Straka wasn’t just a high-profile alleged rioter: He actually spoke at the Jan. 5 “Stop the Steal” event in Washington, D.C. the day before the riot.

“It has taken us getting this close to losing Donald Trump to wake up the beast in the American people!” he told the crowd, urging them to “fight” on Trump’s behalf. “Welcome to the revolution!” he said.

Straka, a gay man and former liberal, is the founder of the so-called “WalkAway” campaign, a movement to turn liberals into Trump supporters, and in that position has come into contact with a number of high-profile Trump allies over the years. In June, American Airlines banned Straka after he refused to wear a mask on a flight from New York to Dallas.

During an interview in January 2020, Straka described meeting Trump himself at Mar-a-Lago the month prior.

“He had some incredibly kind and generous things to say to me about the movement itself,” Straka recalled. “but I think the most special part was, we were there at the dining area of Mar-a-Lago, and he was going around to tables nearby and just telling people, ‘Do you know who he is? Do you know what he’s doing? He’s getting people to leave the Democratic Party! He’s tremendous! It’s tremendous!’”

“So it was pretty cool,” Straka continued. “He seemed pretty stoked about what we were doing.”

Screenshot/CSPAN
Screenshot/CSPAN

“I’m here, I’m conservative, get used to it,” he said at the 2019 Trump rally, riffing on the chant used for years by gay activists. He also dropped a reference to the QAnon conspiracy, quoting the movement’s “where we go one, we go all” catchphrase. 

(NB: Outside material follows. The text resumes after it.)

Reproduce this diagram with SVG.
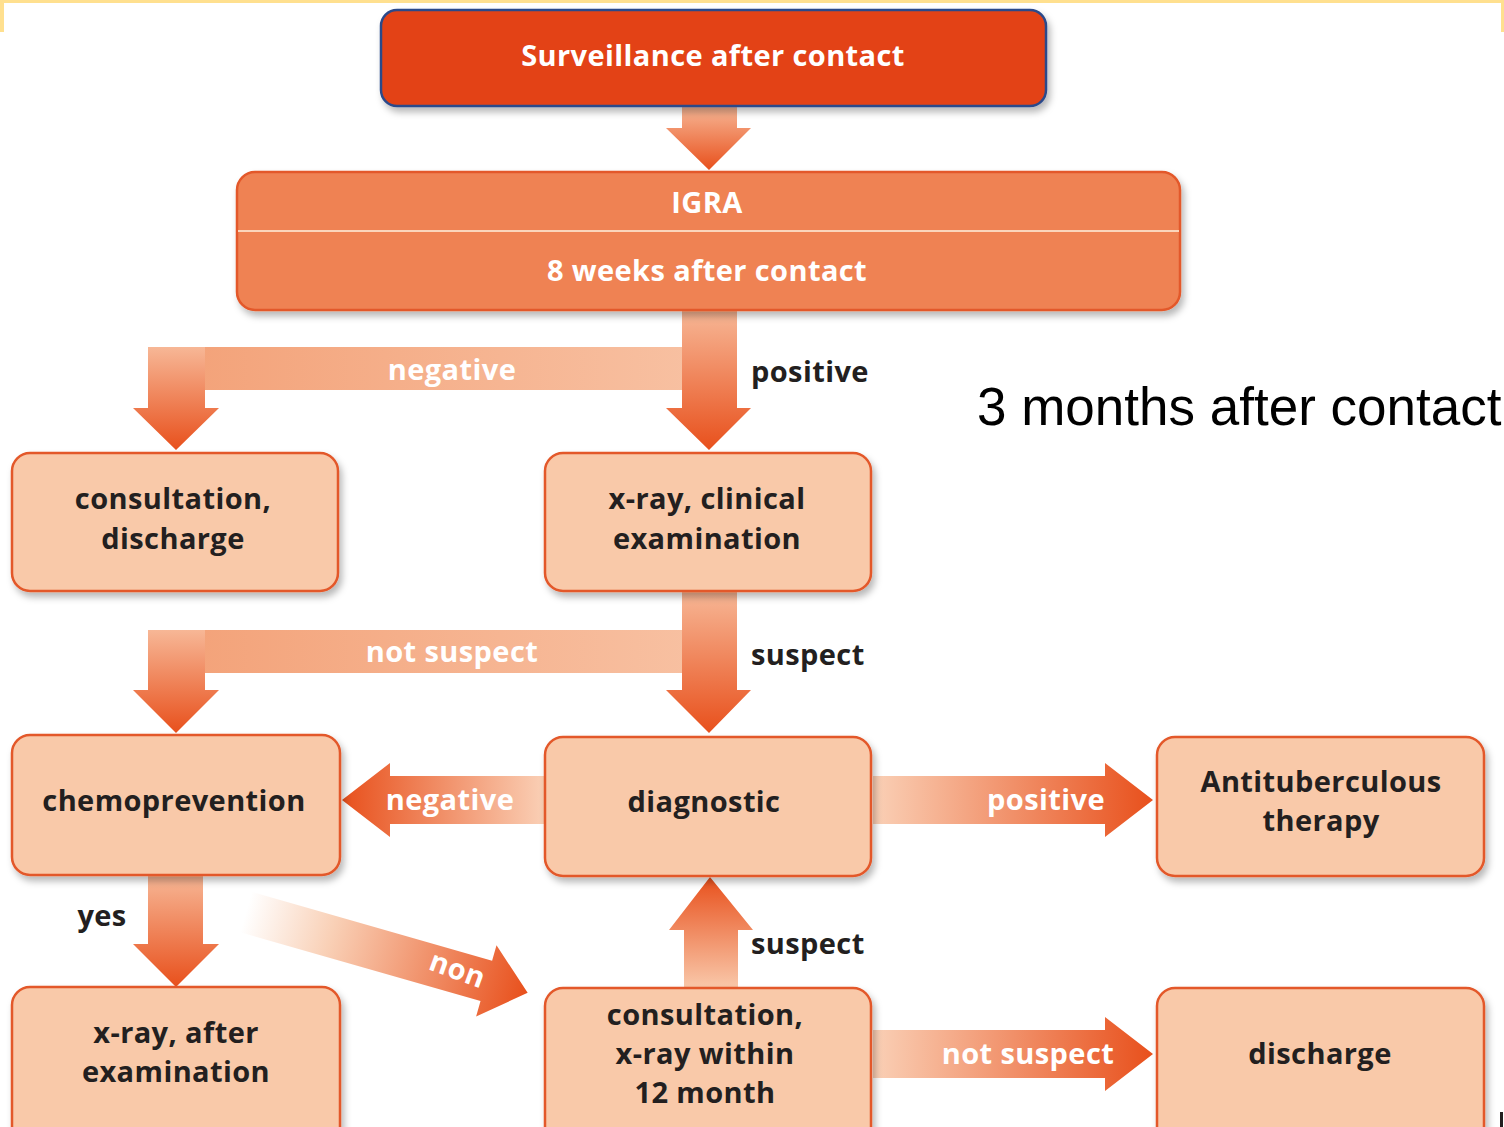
<svg xmlns="http://www.w3.org/2000/svg" width="1504" height="1127" viewBox="0 0 1504 1127">
<style>
.t{font-family:"Open Sans",Lato,"DejaVu Sans",sans-serif;font-weight:bold;font-size:29px;letter-spacing:0.4px;text-anchor:middle;dominant-baseline:central}
.w{fill:#ffffff}
.k{fill:#231f20}
.lbl{text-anchor:start}
.node{fill:#f9c9a9;stroke:#e3582a;stroke-width:2.5}
</style>
<defs>
<filter id="sh" x="-10%" y="-10%" width="125%" height="130%">
<feDropShadow dx="3" dy="5" stdDeviation="3.5" flood-color="#000" flood-opacity="0.28"/>
</filter>
<linearGradient id="gDown" x1="0" y1="0" x2="0" y2="1">
<stop offset="0" stop-color="#f7b796"/>
<stop offset="1" stop-color="#e8501c"/>
</linearGradient>
<linearGradient id="gUp" x1="0" y1="1" x2="0" y2="0">
<stop offset="0" stop-color="#f9c8aa"/>
<stop offset="1" stop-color="#e8501c"/>
</linearGradient>
<linearGradient id="gBar" x1="0" y1="0" x2="1" y2="0">
<stop offset="0" stop-color="#f3a076"/>
<stop offset="1" stop-color="#f8c3a5"/>
</linearGradient>
<linearGradient id="gLeft" x1="1" y1="0" x2="0" y2="0">
<stop offset="0" stop-color="#fad0b6"/>
<stop offset="1" stop-color="#e8501c"/>
</linearGradient>
<linearGradient id="gRight" x1="0" y1="0" x2="1" y2="0">
<stop offset="0" stop-color="#fad0b6"/>
<stop offset="1" stop-color="#e8501c"/>
</linearGradient>
<linearGradient id="gNon" gradientUnits="userSpaceOnUse" x1="0" y1="0" x2="293" y2="0">
<stop offset="0" stop-color="#ffffff"/>
<stop offset="0.3" stop-color="#f9d0b6"/>
<stop offset="1" stop-color="#e8501c"/>
</linearGradient>
</defs>

<g id="frame" fill="#ffe08f">
<rect x="0" y="0" width="1504" height="3"/>
<rect x="0" y="0" width="4" height="32"/>
<rect x="1501" y="0" width="3" height="32"/>
</g>
<rect x="1500" y="1112" width="3" height="15" fill="#231f20"/>

<g id="connectors">
<path d="M682,106 H737 V128 H751 L709,170 L666,128 H682 Z" fill="url(#gDown)"/>
<rect x="148" y="347" width="589" height="43" fill="url(#gBar)"/>
<path d="M148,347 H205 V408 H219 L176,450 L133,408 H148 Z" fill="url(#gDown)"/>
<path d="M682,310 H737 V408 H751 L709,450 L666,408 H682 Z" fill="url(#gDown)"/>
<rect x="148" y="630" width="589" height="43" fill="url(#gBar)"/>
<path d="M148,630 H205 V690 H219 L176,733 L133,690 H148 Z" fill="url(#gDown)"/>
<path d="M682,591 H737 V690 H751 L709,733 L666,690 H682 Z" fill="url(#gDown)"/>
<path d="M545,776 H390 V763 L342,800 L390,837 V824 H545 Z" fill="url(#gLeft)"/>
<path d="M873,776 H1105 V763 L1153,800 L1105,837 V824 H873 Z" fill="url(#gRight)"/>
<path d="M148,875 H203 V944 H219 L176,987 L133,944 H148 Z" fill="url(#gDown)"/>
<path d="M684,988 V930 H669 L710,877 L753,930 H738 V988 Z" fill="url(#gUp)"/>
<path d="M873,1030 H1105 V1017 L1153,1054 L1105,1091 V1078 H873 Z" fill="url(#gRight)"/>
<g transform="translate(246,912) rotate(16)">
<path d="M0,-21 H250 V-37 L293,0 L250,37 V21 H0 Z" fill="url(#gNon)"/>
</g>
<text class="t w" x="452" y="368">negative</text>
<text class="t k lbl" x="751" y="370">positive</text>
<text class="t w" x="452" y="650">not suspect</text>
<text class="t k lbl" x="751" y="653">suspect</text>
<text class="t w" x="450" y="798">negative</text>
<text class="t w" x="1046" y="798">positive</text>
<text class="t k" x="102" y="914">yes</text>
<text class="t w" transform="translate(458,968) rotate(20)" x="0" y="0">non</text>
<text class="t k lbl" x="751" y="942">suspect</text>
<text class="t w" x="1028" y="1052">not suspect</text>
</g>

<g id="n-surveillance">
<rect x="381" y="10" width="665" height="96" rx="16" fill="#e34316" stroke="#2b4a8a" stroke-width="2.5" filter="url(#sh)"/>
<text class="t w" x="713" y="54">Surveillance after contact</text>
</g>
<g id="n-igra">
<rect x="237" y="172" width="943" height="138" rx="18" fill="#ef8253" stroke="#e3582a" stroke-width="2.5" filter="url(#sh)"/>
<line x1="238" y1="231" x2="1179" y2="231" stroke="#fbd5bb" stroke-width="2"/>
<text class="t w" x="707" y="201">IGRA</text>
<text class="t w" x="707" y="269">8 weeks after contact</text>
</g>
<g id="n-consult1">
<rect class="node" x="12" y="453" width="326" height="138" rx="18" filter="url(#sh)"/>
<text class="t k" x="173" y="497">consultation,</text>
<text class="t k" x="173" y="537">discharge</text>
</g>
<g id="n-xray1">
<rect class="node" x="545" y="453" width="326" height="138" rx="18" filter="url(#sh)"/>
<text class="t k" x="707" y="497">x-ray, clinical</text>
<text class="t k" x="707" y="537">examination</text>
</g>
<g id="n-chemo">
<rect class="node" x="12" y="735" width="328" height="140" rx="18" filter="url(#sh)"/>
<text class="t k" x="174" y="799">chemoprevention</text>
</g>
<g id="n-diag">
<rect class="node" x="545" y="737" width="326" height="139" rx="18" filter="url(#sh)"/>
<text class="t k" x="704" y="800">diagnostic</text>
</g>
<g id="n-anti">
<rect class="node" x="1157" y="737" width="327" height="139" rx="18" filter="url(#sh)"/>
<text class="t k" x="1321" y="780">Antituberculous</text>
<text class="t k" x="1321" y="819">therapy</text>
</g>
<g id="n-xray2">
<rect class="node" x="12" y="987" width="328" height="160" rx="18" filter="url(#sh)"/>
<text class="t k" x="176" y="1031">x-ray, after</text>
<text class="t k" x="176" y="1070">examination</text>
</g>
<g id="n-consult2">
<rect class="node" x="545" y="988" width="326" height="160" rx="18" filter="url(#sh)"/>
<text class="t k" x="705" y="1013">consultation,</text>
<text class="t k" x="705" y="1052">x-ray within</text>
<text class="t k" x="705" y="1091">12 month</text>
</g>
<g id="n-discharge">
<rect class="node" x="1157" y="988" width="327" height="160" rx="18" filter="url(#sh)"/>
<text class="t k" x="1320" y="1052">discharge</text>
</g>

<text x="977" y="425" font-family="'Liberation Sans',Arial,sans-serif" font-size="53" fill="#000">3 months after contact</text>
</svg>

The evening before the Capitol attack in which he allegedly took part, Straka said the assembled Trump supporters were sending a message to the government: “We are not going away, you’ve got a problem.”

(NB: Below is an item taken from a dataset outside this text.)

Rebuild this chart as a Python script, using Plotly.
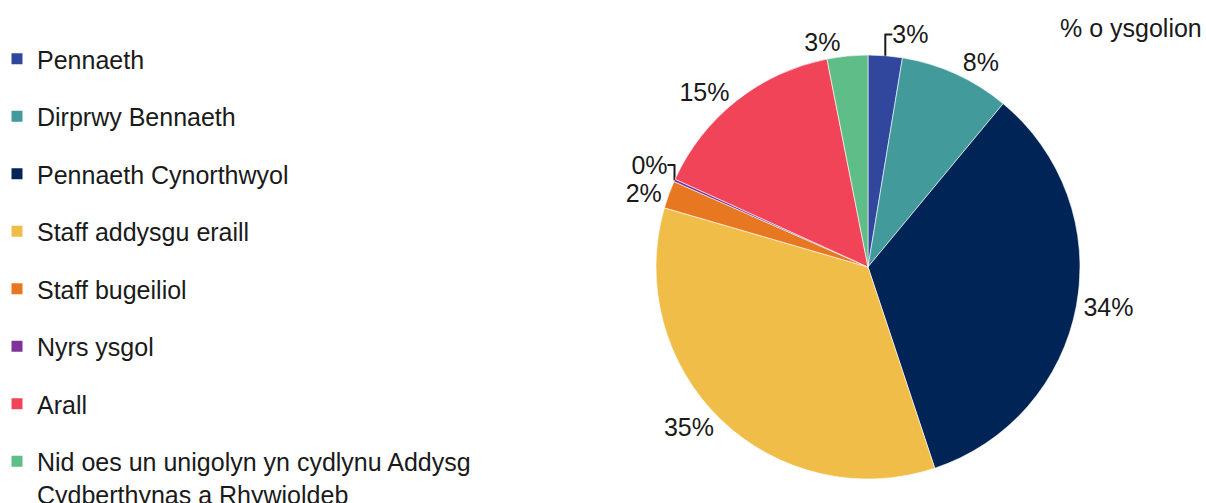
import plotly.graph_objects as go

labels = ["Pennaeth", "Dirprwy Bennaeth", "Pennaeth Cynorthwyol", "Staff addysgu eraill",
          "Staff bugeiliol", "Nyrs ysgol", "Arall",
          "Nid oes un unigolyn yn cydlynu Addysg<br>Cydberthynas a Rhywioldeb"]
values = [2.6, 8.4, 33.9, 34.6, 2.1, 0.2, 15.1, 3.1]
colors = ["#31479E", "#429A9A", "#002455", "#F0BE48", "#E87722", "#7E3399", "#F24458", "#5FBD88"]

W, H = 1206, 503
cx, cy, r = 868, 267, 212
FONT = "Liberation Sans, Arial, sans-serif"
FS = 25

fig = go.Figure()
fig.add_trace(go.Pie(
    labels=labels, values=values, sort=False, direction="clockwise", rotation=0,
    marker=dict(colors=colors, line=dict(color="white", width=0.6)),
    texttemplate="%{value:.0f}%", textposition="outside",
    textfont=dict(family=FONT, size=FS, color="#1a1a1a"),
    showlegend=False, hoverinfo="label+value", automargin=False,
    domain=dict(x=[(cx - r) / W, (cx + r) / W], y=[(H - cy - r) / H, (H - cy + r) / H]),
))

for i, (lab, col) in enumerate(zip(labels, colors)):
    fig.add_trace(go.Scatter(
        x=[None], y=[None], mode="markers", name=lab,
        marker=dict(symbol="square", size=11, color=col),
        legendgroup=f"g{i}", showlegend=True,
    ))

fig.update_layout(
    width=W, height=H,
    margin=dict(l=0, r=0, t=0, b=0, autoexpand=False),
    paper_bgcolor="white", plot_bgcolor="white",
    xaxis=dict(visible=False), yaxis=dict(visible=False),
    legend=dict(
        xref="paper", yref="paper", x=-3 / W, y=1 - 36 / H,
        xanchor="left", yanchor="top", valign="top",
        font=dict(family=FONT, size=FS, color="#1a1a1a"),
        tracegroupgap=22, itemsizing="trace", bgcolor="rgba(0,0,0,0)",
        maxheight=1.0,
    ),
    annotations=[dict(
        text="% o ysgolion", xref="paper", yref="paper", x=1204 / W, y=1 - 28 / H,
        xanchor="right", yanchor="middle", showarrow=False,
        font=dict(family=FONT, size=FS, color="#1a1a1a"),
    )],
)

fig.write_html("out.html", config={"displayModeBar": False},
               post_script="document.body.style.margin='0';")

Straka was arrested in Omaha Monday by agents from the local FBI field office, the office said

He faces three federal charges: Impeding a law enforcement officer during civil disorder, knowingly entering restricted grounds during and engaging in disorderly conduct within proximity to a restricted building to impede official functions, and engaging in disorderly conduct with intent to disturb a hearing before Congress.